The Swiss protect their fighter jets by keeping them in mountain caverns.

   
Another view of the colorful F-5 Tiger.
   
 
   

A Pilatus PC-6 Porter:  a short takeoff and landing (STOL) light civil transport aircraft.   Pilatus Aircraft Ltd. is an aerospace manufacturer located in Stans, Switzerland.

This particular aircraft was built in 1962.  When it came to the Transport Museum, it was painted in the the colors and the registration of the famous "Yeti" which was the first PC-6 built, and was involved in the March 1960 Swiss expedition that made the first ascent of Dhaulagiri in the Himalayan mountains.

   
A Fieseler Storch, the famous German short take-off and landing (STOL) plane used in World War II for liaison, observation and many other things.  This particular aircraft was flown into Switzerland at the end of the war and then used by the Swiss Air Force.  In November 1946, two Storks landed on the Gauli Glacier in the Bernese Oberland to rescue survivors of an American military plane crash.  This marked the birth of air rescue in the Swiss Alps.
   
We left the Transport Musem and walked back to Lucerne along the tree-lined waterfront promenade along the lake.  It's a nice pathway built during the tourism boom in the 19th century, when this part of the bay was filled in and fancy resort hotels went up.
   
We passed by some pretty gardens.
   
We had some time to kill so we stopped by the north part of old town called Lowenplatz where the Lion Monument is.  This area was the 19th-century tourist center of Lucerne and is showing its age.  This time we checked out the Glacier Garden.  It has a bunch of stuff -- a museum, old chalet, hall of mirrors -- but they were all closed for renovation so all we could see was the flagship exhibit which was a bunch of holes in the granite rock caused by glaciers.
   
Wowee!
   
An old chalet.
   
We also checked out the Bourbaki Panorama, which is a 360-degree painting telling the story of an event of the 1870 Franco-Prussian War where a French army entered Switzerland and surrendered to the Swiss, not wanting to surrender to the Germans.  A Red Cross  volunteer who was actually there painted the panorama in 1881.  The only other panorama I've ever seen is the one at Gettysburg.
 
We had one last look at the poor Lion and that was it.  Our trip was over.
 
The next morning we got up early, our B&B host insisted on making us a big breakfast, we caught the commuter train to Lucerne, then caught the train to Zurich Airport.
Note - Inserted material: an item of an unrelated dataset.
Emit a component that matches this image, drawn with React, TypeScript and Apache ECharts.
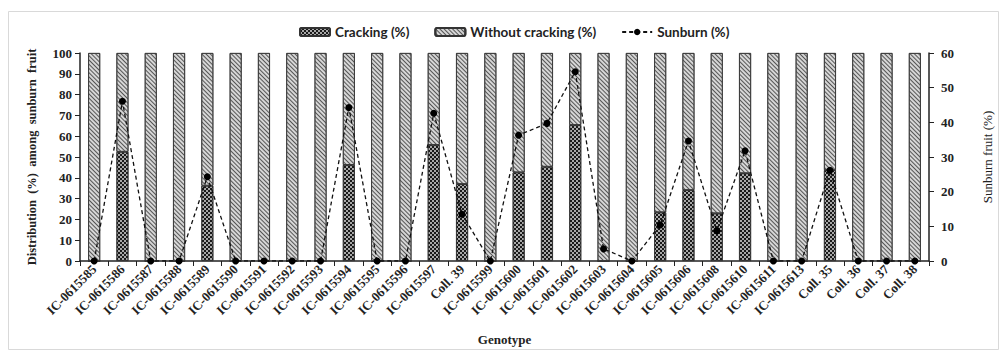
import React, { useEffect, useRef } from "react";
import * as echarts from "echarts";

const categories = [
  "IC-0615585", "IC-0615586", "IC-0615587", "IC-0615588", "IC-0615589", "IC-0615590",
  "IC-0615591", "IC-0615592", "IC-0615593", "IC-0615594", "IC-0615595", "IC-0615596",
  "IC-0615597", "Coll. 39", "IC-0615599", "IC-0615600", "IC-0615601", "IC-0615602",
  "IC-0615603", "IC-0615604", "IC-0615605", "IC-0615606", "IC-0615608", "IC-0615610",
  "IC-0615611", "IC-0615613", "Coll. 35", "Coll. 36", "Coll. 37", "Coll. 38",
];

const cracking = [
  0, 52.5, 0, 0, 36.2, 0,
  0, 0, 0, 46.2, 0, 0,
  55.8, 37.0, 0, 42.6, 45.3, 65.4,
  0, 0, 23.4, 34.1, 22.9, 42.2,
  0, 0, 43.7, 0, 0, 0,
];

const withoutCracking = cracking.map((c) => +(100 - c).toFixed(1));

const sunburn = [
  0, 46.1, 0, 0, 24.3, 0,
  0, 0, 0, 44.3, 0, 0,
  42.6, 13.5, 0, 36.3, 39.7, 54.6,
  3.5, 0, 10.4, 34.6, 8.7, 31.8,
  0, 0, 26.2, 0, 0, 0,
];

const leftTicks = { min: 0, max: 100, interval: 10 };
const rightTicks = { min: 0, max: 60, interval: 10 };

const serif = "'Liberation Serif', 'DejaVu Serif', serif";
const sans = "Lato, 'Open Sans', sans-serif";

export default function App() {
  const ref = useRef<HTMLDivElement>(null);
  useEffect(() => {
    if (!ref.current) return;
    const chart = echarts.init(ref.current, null, { renderer: "svg" });
    const crackDecal = {
      symbol: "rect",
      symbolSize: 1,
      dashArrayX: [[2, 2], [0, 2, 2, 0]],
      dashArrayY: [2, 0],
      color: "#1a1a1a",
      backgroundColor: "#a8a8a8",
    };
    const hatchDecal = {
      symbol: "rect",
      symbolSize: 1,
      dashArrayX: [1, 0],
      dashArrayY: [1, 2],
      rotation: Math.PI / 4,
      color: "#555555",
      backgroundColor: "#d6d6d6",
    };
    chart.setOption({
      animation: false,
      backgroundColor: "#ffffff",
      graphic: [
        {
          type: "rect",
          shape: { x: 8.5, y: 11.5, width: 990, height: 338 },
          style: { fill: "none", stroke: "#d9d9d9", lineWidth: 1 },
          silent: true,
        },
      ],
      legend: {
        top: 20,
        left: 294,
        itemGap: 25,
        itemWidth: 30,
        itemHeight: 8,
        textStyle: { fontFamily: sans, fontWeight: "bold", fontSize: 13.5, color: "#222" },
        data: ["Cracking (%)", "Without cracking (%)", "Sunburn (%)"],
      },
      grid: { left: 80, right: 50, top: 53, bottom: 91 },
      xAxis: {
        type: "category",
        data: categories,
        name: "Genotype",
        nameLocation: "middle",
        nameGap: 72,
        nameTextStyle: { fontFamily: serif, fontWeight: "bold", fontSize: 13, color: "#222" },
        axisLine: { lineStyle: { color: "#222", width: 1.5 } },
        axisTick: { show: true, inside: false, length: 5, lineStyle: { color: "#222" } },
        axisLabel: {
          rotate: 45,
          interval: 0,
          margin: 6,
          fontFamily: serif,
          fontWeight: "bold",
          fontSize: 13,
          color: "#222",
        },
      },
      yAxis: [
        {
          type: "value",
          ...leftTicks,
          name: "Distribution  (%)  among  sunburn  fruit",
          nameLocation: "middle",
          nameGap: 42,
          nameRotate: 90,
          nameTextStyle: { fontFamily: serif, fontWeight: "bold", fontSize: 12.5, color: "#222" },
          axisLine: { show: true, lineStyle: { color: "#222", width: 1.5 } },
          axisTick: { show: true, length: 5, lineStyle: { color: "#222" } },
          axisLabel: { fontFamily: serif, fontWeight: "bold", fontSize: 13, color: "#222", margin: 8 },
          splitLine: { show: false },
        },
        {
          type: "value",
          ...rightTicks,
          position: "right",
          name: "Sunburn fruit (%)",
          nameLocation: "middle",
          nameGap: 52,
          nameRotate: 90,
          nameTextStyle: { fontFamily: serif, fontSize: 13, color: "#222" },
          axisLine: { show: true, lineStyle: { color: "#222", width: 1.5 } },
          axisTick: { show: true, length: 5, lineStyle: { color: "#222" } },
          axisLabel: { fontFamily: serif, fontWeight: "bold", fontSize: 13, color: "#222", margin: 12 },
          splitLine: { show: false },
        },
      ],
      series: [
        {
          name: "Cracking (%)",
          type: "bar",
          stack: "dist",
          barWidth: 12,
          data: cracking,
          itemStyle: { color: "#a8a8a8", borderColor: "#333", borderWidth: 0.8, decal: crackDecal },
        },
        {
          name: "Without cracking (%)",
          type: "bar",
          stack: "dist",
          barWidth: 12,
          data: withoutCracking,
          itemStyle: { color: "#d6d6d6", borderColor: "#333", borderWidth: 0.8, decal: hatchDecal },
        },
        {
          name: "Sunburn (%)",
          type: "line",
          yAxisIndex: 1,
          data: sunburn,
          symbol: "circle",
          symbolSize: 7,
          z: 5,
          itemStyle: { color: "#000" },
          lineStyle: { color: "#111", width: 1.3, type: [4, 3] },
        },
      ],
    });
    return () => chart.dispose();
  }, []);
  return (
    <div
      ref={ref}
      style={{ position: "fixed", left: 0, top: 0, width: 1002, height: 352 }}
    />
  );
}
We were plenty early to catch our flight.  But still, we were glad when we were finally at our gate.  International flight is always stressful.   During the long flight from Zurich to Philladelphia, I read a good book -- American Wolf -- from start to finish.  At Philly, we waited a couple of hours to catch the short flight back to Baltimore.  Finally we arrived home.  Long day!